What rhyme now follows, if not 'perished'?
Words New to Me:
anchorite - a religious recluse

animadversion - criticism or censure

comet wine - comet vintages are years during which an astronomical event, involving generally a "Great Comet", occurs prior to harvest. The term "comet wine" is sometimes used in the wine world to describe a wine of exceptional quality in reference to the high reputation that comet vintages have. I had never heard of this, and I thought it sounded very cool. 

droshky - a low four-wheeled open carriage of a kind formerly used in Russia

eclogue - a short poem, especially a pastoral dialogue

mazurka - a lively Polish dance in triple time (they dance Lots of mazurkas. Here's a sampling if you're curious.)

mobcap - a large soft hat covering all of the hair and typically having a decorative frill, worn indoors by women in the 18th and early 19th centuries

periwig - a highly styled wig worn formerly as a fashionable headdress by both women and men

Petrovsky Castle - built for Catherine the Great and designed by the famous Russian architect Matvei Kazakov in 1775-82.  It was meant to be the last overnight station of royal journeys from St. Petersburg to Moscow, providing the empress a chance to rest before entering Moscow. Catherine visited once, in 1785. Her son Paul stayed in the palace before he was crowned in the Moscow Kremlin.  In the 19th century Petrovsky Palace witnessed many official ceremonies; it was from here that Russian tsars began their journeys to the Kremlin for their coronation. It survived the Bolshevik Revolution and is currently used as a hotel for dignitaries.

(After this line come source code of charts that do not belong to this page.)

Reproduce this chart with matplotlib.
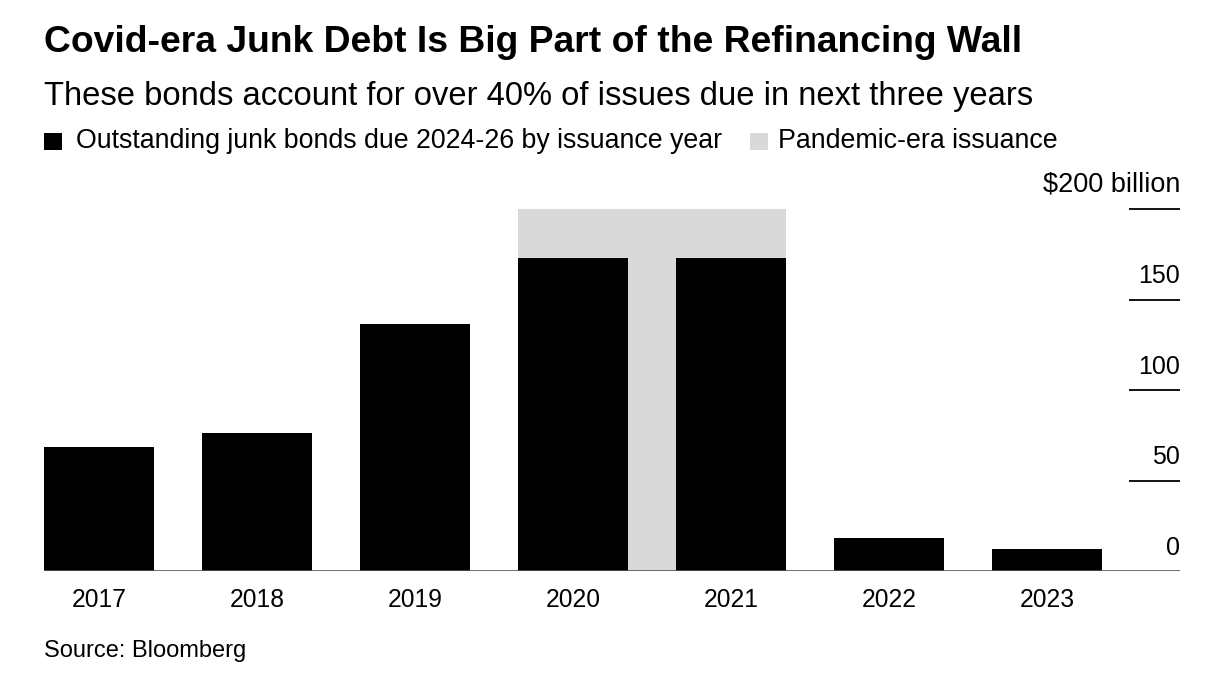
import matplotlib
matplotlib.use("Agg")
import matplotlib.pyplot as plt
from matplotlib.patches import Rectangle
import numpy as np

plt.rcParams['font.family'] = ['Liberation Sans', 'DejaVu Sans']

# --- data ---
years = ['2017', '2018', '2019', '2020', '2021', '2022', '2023']
outstanding = [68.3, 76.4, 136.5, 172.7, 172.7, 18.3, 12.2]   # $ billion
pandemic_years = ['2020', '2021']
pandemic_top = 200
yticks = [0, 50, 100, 150, 200]
ytick_labels = ['0', '50', '100', '150', '$200 billion']

W, H = 1208, 678
fig = plt.figure(figsize=(W / 100, H / 100), dpi=100)
ax = fig.add_axes([44 / W, 1 - 571 / H, (1180 - 44) / W, (571 - 209) / H])

x = np.arange(len(years))
bar_w = 0.696

# shaded pandemic span, behind the bars
i0 = years.index(pandemic_years[0])
i1 = years.index(pandemic_years[-1])
ax.add_patch(Rectangle((i0 - bar_w / 2, 0), (i1 - i0) + bar_w, pandemic_top,
                       facecolor='#d9d9d9', edgecolor='none', zorder=1))

ax.bar(x, outstanding, width=bar_w, color='black', zorder=2)

ax.set_xlim(-0.348, 6.84)
ax.set_ylim(0, 200)
for s in ax.spines.values():
    s.set_visible(False)
ax.set_yticks([])
ax.set_xticks(x)
ax.set_xticklabels(years, fontsize=17.7)
ax.tick_params(axis='x', length=0, pad=12)

# baseline
ax.axhline(0, color='#555555', lw=1.2, zorder=3)

# right-side value axis: short lines with labels sitting above
x_tick0, x_tick1 = 6.52, 6.84
for v, lab in zip(yticks, ytick_labels):
    if v > 0:
        ax.hlines(v, x_tick0, x_tick1, color='black', lw=1.3, clip_on=False, zorder=3)
    fs = 19.5 if v == yticks[-1] else 18
    ax.annotate(lab, (x_tick1, v), xytext=(0, 8), textcoords='offset points',
                ha='right', va='bottom', fontsize=fs, annotation_clip=False)

# titles
fig.text(44 / W, 1 - 43 / H, 'Covid-era Junk Debt Is Big Part of the Refinancing Wall',
         fontsize=26.8, fontweight='bold', va='center', ha='left')
fig.text(44 / W, 1 - 97 / H, 'These bonds account for over 40% of issues due in next three years',
         fontsize=23.6, va='center', ha='left')

# legend
fig.patches.append(Rectangle((44 / W, 1 - 150 / H), 18 / W, 17 / H, facecolor='black',
                             transform=fig.transFigure, figure=fig))
fig.text(76 / W, 1 - 141 / H, 'Outstanding junk bonds due 2024-26 by issuance year',
         fontsize=19.3, va='center', ha='left')
fig.patches.append(Rectangle((750 / W, 1 - 150 / H), 18 / W, 17 / H, facecolor='#d9d9d9',
                             transform=fig.transFigure, figure=fig))
fig.text(778 / W, 1 - 141 / H, 'Pandemic-era issuance',
         fontsize=19.3, va='center', ha='left')

fig.text(44 / W, 1 - 651 / H, 'Source: Bloomberg', fontsize=17, va='center', ha='left')

fig.savefig('out.png', dpi=100, facecolor='white')
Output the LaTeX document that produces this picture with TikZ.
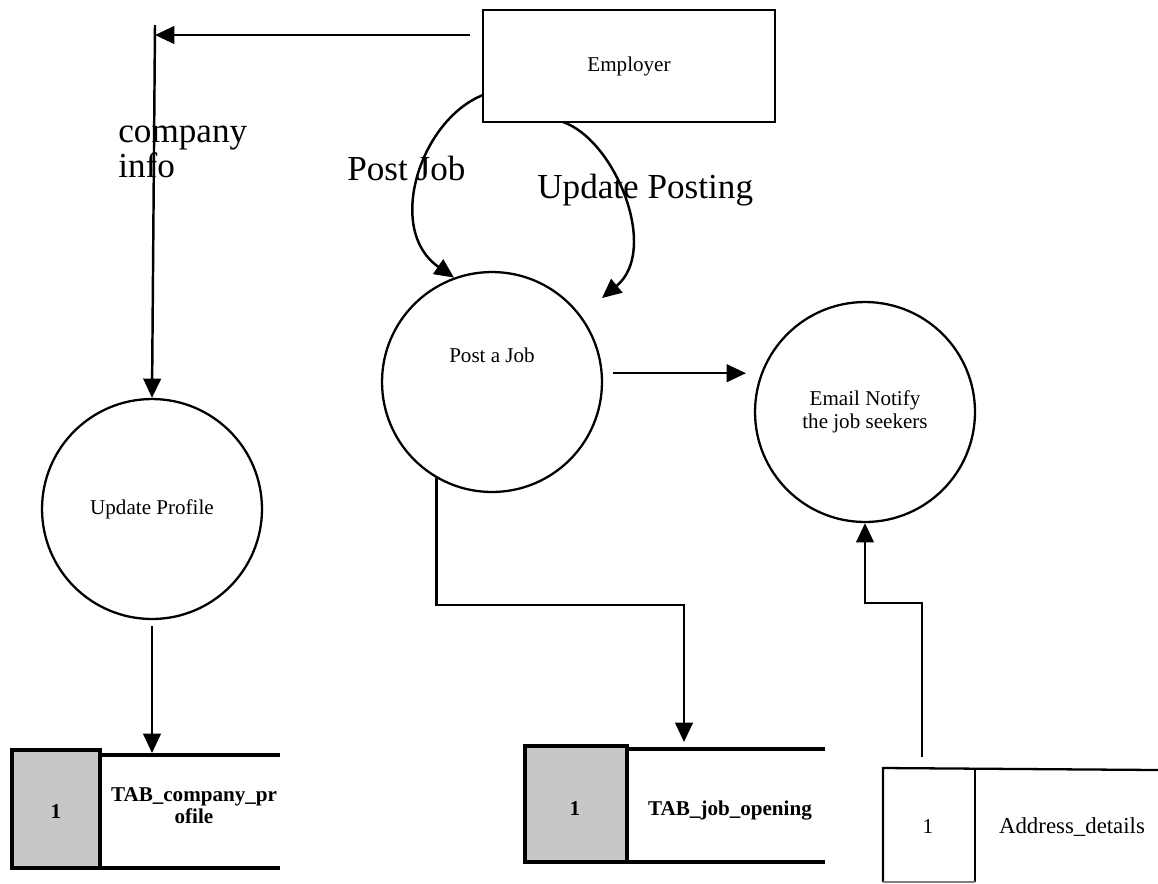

I loved this line about the Petrovsky Palace: 
Here Bonaparte chose to reside
By Fortune's smile intoxicated,
He waited - but in vain he waited -
For Moscow on her bended knees
To yield to him old Kremlin's keys.
I'm rusty on my Russian history, but it seems Russia set Moscow on fire rather than turn it over to Napoleon, and this was the beginning of the end of the French advance into Russia. You'd like this city? Hard pass. We'll just go ahead and light it on fire ourselves. #kthanxbye

I'll leave you with a few final lines I liked, particularly as I think about my birthday coming up, and not being any particularly special age, but getting older and more solidly into the thirties: 
The noontide of my life is starting,
Which I must needs accept, I know;
But oh, my light youth, if we're parting,
I want you as a friend to go!
I like the idea of a noontide, kind of like reaching life's afternoon stage. I also liked this line: 
Meanwhile, enjoy, friends, till it's ended,
This light existence, every dram!
And of course this one, which is so clearly me: 
Oh, I'd surrender
At once this masquerade, this splendour,
With all its glitter, noise and smoke
For one wild garden and a book.
Wishing you weekends full of wild gardens and books, and reminding you to enjoy, friends, every dram! I'm off to read The Purposeful Traveler. Or was it The Intentional Globetrotter? Something of that ilk. Keep each other safe! Keep faith! Good night. 

1 comment:

  1. Super fun reading your blog, especially the poetry of it. You kept it light, though it's not such a happy story. Lovely writing, as usual.